[Start]

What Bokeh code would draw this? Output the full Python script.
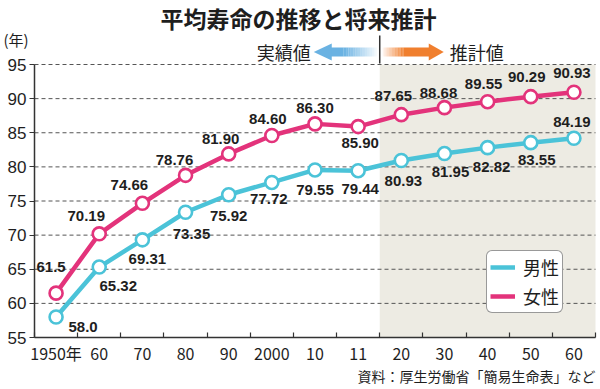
from bokeh.plotting import figure
from bokeh.models import (Range1d, FixedTicker, LinearAxis, ColumnDataSource,
                          Legend, LegendItem, Label)
from bokeh.core.properties import value
from bokeh.embed import file_html
from bokeh.resources import INLINE

# ---------------- data ----------------
years = ["1950年", "60", "70", "80", "90", "2000", "10", "11",
         "20", "30", "40", "50", "60"]
male = [58.0, 65.32, 69.31, 73.35, 75.92, 77.72, 79.55, 79.44,
        80.93, 81.95, 82.82, 83.55, 84.19]
female = [61.5, 70.19, 74.66, 78.76, 81.90, 84.60, 86.30, 85.90,
          87.65, 88.68, 89.55, 90.29, 90.93]
male_labels = ["58.0", "65.32", "69.31", "73.35", "75.92", "77.72", "79.55",
               "79.44", "80.93", "81.95", "82.82", "83.55", "84.19"]
female_labels = ["61.5", "70.19", "74.66", "78.76", "81.90", "84.60", "86.30",
                 "85.90", "87.65", "88.68", "89.55", "90.29", "90.93"]
y_ticks = [55, 60, 65, 70, 75, 80, 85, 90, 95]
n_actual = 8  # 1950..2011 are actual values, the rest are projections

title_text = "平均寿命の推移と将来推計"
unit_text = "(年)"
actual_text = "実績値"
proj_text = "推計値"
source_text = "資料：厚生労働省「簡易生命表」など"
legend_male = "男性"
legend_female = "女性"

# ---------------- styling / layout ----------------
W, H = 600, 389
X_LEFT, X_RIGHT = 34, 595      # px of plot area
Y95, Y55 = 64, 337             # px of top / bottom value
SX = (X_RIGHT - X_LEFT) / 13.0
SY = (Y55 - Y95) / 40.0
MALE_C = "#4BC3D8"
FEMALE_C = "#E3337B"
TXT_C = "#1e1e1e"
AX_C = "#333333"
SHADE_C = "#EDEBE3"
BLUE_C = "#6AB2E2"
ORANGE_C = "#F07F2E"
NUM_FONT = value("Liberation Sans")

x_start = -0.5 - X_LEFT / SX
x_end = 12.5 + (W - X_RIGHT) / SX
y_end = 95 + Y95 / SY
y_start = 55 - (H - Y55) / SY


def dxp(px):
    return -0.5 + (px - X_LEFT) / SX


def dyp(py):
    return 95 - (py - Y95) / SY


p = figure(width=W, height=H, output_backend="svg", toolbar_location=None,
           x_range=Range1d(x_start, x_end), y_range=Range1d(y_start, y_end),
           x_axis_type=None, y_axis_type=None, title=None,
           min_border=0, min_border_left=0, min_border_right=0,
           min_border_top=0, min_border_bottom=0)
p.outline_line_color = None
p.background_fill_color = "white"
p.border_fill_color = "white"

xs = list(range(len(years)))

# projection shading
p.quad(left=[n_actual - 0.5], right=[len(years) - 0.5], bottom=[y_ticks[0]],
       top=[y_ticks[-1]], fill_color=SHADE_C, line_color=None)

# dashed grid lines
gy = y_ticks[1:]
p.segment(x0=[-0.5] * len(gy), x1=[len(years) - 0.5] * len(gy), y0=gy, y1=gy,
          line_color="#555555", line_width=1, line_dash="4 3")

# axes
yaxis = LinearAxis(ticker=FixedTicker(ticks=y_ticks), fixed_location=-0.5,
                   bounds=(y_ticks[0], y_ticks[-1]))
yaxis.axis_line_color = AX_C
yaxis.axis_line_width = 1.5
yaxis.major_tick_line_color = AX_C
yaxis.major_tick_line_width = 1.2
yaxis.major_tick_in = 0
yaxis.major_tick_out = 5
yaxis.minor_tick_line_color = None
yaxis.major_label_standoff = 3
yaxis.major_label_text_font = "Liberation Sans"
yaxis.major_label_text_font_size = "17px"
yaxis.major_label_text_color = TXT_C
p.add_layout(yaxis, "left")

xaxis_ticks = LinearAxis(ticker=FixedTicker(ticks=[i - 0.5 for i in range(len(years) + 1)]),
                         fixed_location=y_ticks[0], bounds=(-0.5, len(years) - 0.5))
xaxis_ticks.axis_line_color = AX_C
xaxis_ticks.axis_line_width = 1.5
xaxis_ticks.major_tick_line_color = AX_C
xaxis_ticks.major_tick_line_width = 1.2
xaxis_ticks.major_tick_in = 5
xaxis_ticks.major_tick_out = 0
xaxis_ticks.minor_tick_line_color = None
xaxis_ticks.major_label_text_color = None
p.add_layout(xaxis_ticks, "below")

xaxis_lab = LinearAxis(ticker=FixedTicker(ticks=xs), fixed_location=y_ticks[0],
                       major_label_overrides={i: years[i] for i in xs})
xaxis_lab.axis_line_color = None
xaxis_lab.major_tick_line_color = None
xaxis_lab.major_tick_in = 0
xaxis_lab.major_tick_out = 0
xaxis_lab.minor_tick_line_color = None
xaxis_lab.major_label_standoff = 3
xaxis_lab.major_label_text_font = "Noto Sans CJK JP"
xaxis_lab.major_label_text_font_size = "16px"
xaxis_lab.major_label_text_color = TXT_C
p.add_layout(xaxis_lab, "below")

# series
male_line = p.line(xs, male, line_color=MALE_C, line_width=4.5, line_join="round")
female_line = p.line(xs, female, line_color=FEMALE_C, line_width=4.5, line_join="round")
p.scatter(xs, male, marker="circle", size=13, fill_color="white",
          line_color=MALE_C, line_width=2.6)
p.scatter(xs, female, marker="circle", size=13, fill_color="white",
          line_color=FEMALE_C, line_width=2.6)

# value labels (offsets in px)
female_dx = [-5, -13, -13, -11, -8, -4, 0, 2, -8, -6, -4, -4, -2]
female_dy = [-26, -18, -18, -15, -15, -16, -16, 16, -19, -15, -18, -20, -19]
male_dx = [27, 19, 5, 6, 0, -3, 0, 2, 2, 6, 4, 6, -2]
male_dy = [10, 19, 19, 22, 21, 17, 20, 18, 20, 18, 19, 17, -16]

lab_src = ColumnDataSource(dict(
    x=xs + xs, y=female + male, t=female_labels + male_labels,
    dx=female_dx + male_dx, dy=female_dy + male_dy))
p.text(x="x", y="y", text="t", x_offset="dx", y_offset="dy", source=lab_src,
       text_align="center", text_baseline="middle", text_font_size="15px",
       text_font=NUM_FONT, text_font_style="bold", text_color=TXT_C)

# legend
legend = Legend(items=[LegendItem(label=legend_male, renderers=[male_line]),
                       LegendItem(label=legend_female, renderers=[female_line])],
                location=(486, H - 313), orientation="vertical",
                glyph_width=25, glyph_height=20, label_height=20,
                spacing=3, padding=3, margin=0, label_standoff=8,
                label_text_font="Noto Sans CJK JP", label_text_font_size="18px",
                label_text_color=TXT_C,
                border_line_color=AX_C, border_line_width=1.5,
                background_fill_color="white", background_fill_alpha=1)
legend.border_radius = 6
p.add_layout(legend)

# ---- header decorations: arrows ----
div_x = X_LEFT + n_actual * SX
ay = 51.5
p.segment(x0=[dxp(div_x)], x1=[dxp(div_x)], y0=[dyp(35)], y1=[dyp(63)],
          line_color=AX_C, line_width=1.5)


def grad_quads(x_from, x_to, a_from, a_to, n=14):
    L, R, A = [], [], []
    for i in range(n):
        l = x_from + (x_to - x_from) * i / n
        r = x_from + (x_to - x_from) * (i + 1) / n
        L.append(dxp(l)); R.append(dxp(r))
        A.append(a_from + (a_to - a_from) * (i + 0.5) / n)
    return L, R, A


# blue (left) arrow
bx_tip, bx_base, bx_solid, bx_end = div_x - 66, div_x - 48, div_x - 36, div_x - 3
p.quad(left=[dxp(bx_base - 1)], right=[dxp(bx_solid)], top=[dyp(ay - 4.5)], bottom=[dyp(ay + 4.5)],
       fill_color=BLUE_C, line_color=None)
L, R, A = grad_quads(bx_solid, bx_end, 1.0, 0.05)
p.quad(left=L, right=R, top=[dyp(ay - 4.5)] * len(L), bottom=[dyp(ay + 4.5)] * len(L),
       fill_color=BLUE_C, fill_alpha=A, line_color=None)
p.patch([dxp(bx_tip), dxp(bx_base), dxp(bx_base)], [dyp(ay), dyp(ay - 8.5), dyp(ay + 8.5)],
        fill_color=BLUE_C, line_color=None)

# orange (right) arrow
ox_start, ox_solid, ox_base, ox_tip = div_x + 3, div_x + 24, div_x + 49, div_x + 64
L, R, A = grad_quads(ox_start, ox_solid, 0.05, 1.0)
p.quad(left=L, right=R, top=[dyp(ay - 4.5)] * len(L), bottom=[dyp(ay + 4.5)] * len(L),
       fill_color=ORANGE_C, fill_alpha=A, line_color=None)
p.quad(left=[dxp(ox_solid)], right=[dxp(ox_base + 1)], top=[dyp(ay - 4.5)], bottom=[dyp(ay + 4.5)],
       fill_color=ORANGE_C, line_color=None)
p.patch([dxp(ox_tip), dxp(ox_base), dxp(ox_base)], [dyp(ay), dyp(ay - 8.5), dyp(ay + 8.5)],
        fill_color=ORANGE_C, line_color=None)


def add_label(text, px, py, size, align="left", bold=False, font="Noto Sans CJK JP"):
    p.add_layout(Label(x=dxp(px), y=dyp(py), text=text, text_align=align,
                       text_baseline="middle", text_font=font,
                       text_font_size=size, text_color=TXT_C,
                       text_font_style="bold" if bold else "normal"))


add_label(actual_text, div_x - 69, ay, "18px", align="right")
add_label(proj_text, div_x + 70, ay, "18px", align="left")
add_label(title_text, 298, 17, "23px", align="center", bold=True)
add_label(unit_text, 3, 39, "15px", align="left")
add_label(source_text, 595, 375, "14px", align="right")

open("out.html", "w").write(file_html(p, INLINE))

[End]

▶ PROBLEM STATEMENT:
Every line from the top of the material above through the line with "return 95 - (py - Y95) / SY" should be duplicated exactly, please; leave out the pictures.

▶ SOLUTION:
What Bokeh code would draw this? Output the full Python script.
from bokeh.plotting import figure
from bokeh.models import (Range1d, FixedTicker, LinearAxis, ColumnDataSource,
                          Legend, LegendItem, Label)
from bokeh.core.properties import value
from bokeh.embed import file_html
from bokeh.resources import INLINE

# ---------------- data ----------------
years = ["1950年", "60", "70", "80", "90", "2000", "10", "11",
         "20", "30", "40", "50", "60"]
male = [58.0, 65.32, 69.31, 73.35, 75.92, 77.72, 79.55, 79.44,
        80.93, 81.95, 82.82, 83.55, 84.19]
female = [61.5, 70.19, 74.66, 78.76, 81.90, 84.60, 86.30, 85.90,
          87.65, 88.68, 89.55, 90.29, 90.93]
male_labels = ["58.0", "65.32", "69.31", "73.35", "75.92", "77.72", "79.55",
               "79.44", "80.93", "81.95", "82.82", "83.55", "84.19"]
female_labels = ["61.5", "70.19", "74.66", "78.76", "81.90", "84.60", "86.30",
                 "85.90", "87.65", "88.68", "89.55", "90.29", "90.93"]
y_ticks = [55, 60, 65, 70, 75, 80, 85, 90, 95]
n_actual = 8  # 1950..2011 are actual values, the rest are projections

title_text = "平均寿命の推移と将来推計"
unit_text = "(年)"
actual_text = "実績値"
proj_text = "推計値"
source_text = "資料：厚生労働省「簡易生命表」など"
legend_male = "男性"
legend_female = "女性"

# ---------------- styling / layout ----------------
W, H = 600, 389
X_LEFT, X_RIGHT = 34, 595      # px of plot area
Y95, Y55 = 64, 337             # px of top / bottom value
SX = (X_RIGHT - X_LEFT) / 13.0
SY = (Y55 - Y95) / 40.0
MALE_C = "#4BC3D8"
FEMALE_C = "#E3337B"
TXT_C = "#1e1e1e"
AX_C = "#333333"
SHADE_C = "#EDEBE3"
BLUE_C = "#6AB2E2"
ORANGE_C = "#F07F2E"
NUM_FONT = value("Liberation Sans")

x_start = -0.5 - X_LEFT / SX
x_end = 12.5 + (W - X_RIGHT) / SX
y_end = 95 + Y95 / SY
y_start = 55 - (H - Y55) / SY


def dxp(px):
    return -0.5 + (px - X_LEFT) / SX


def dyp(py):
    return 95 - (py - Y95) / SY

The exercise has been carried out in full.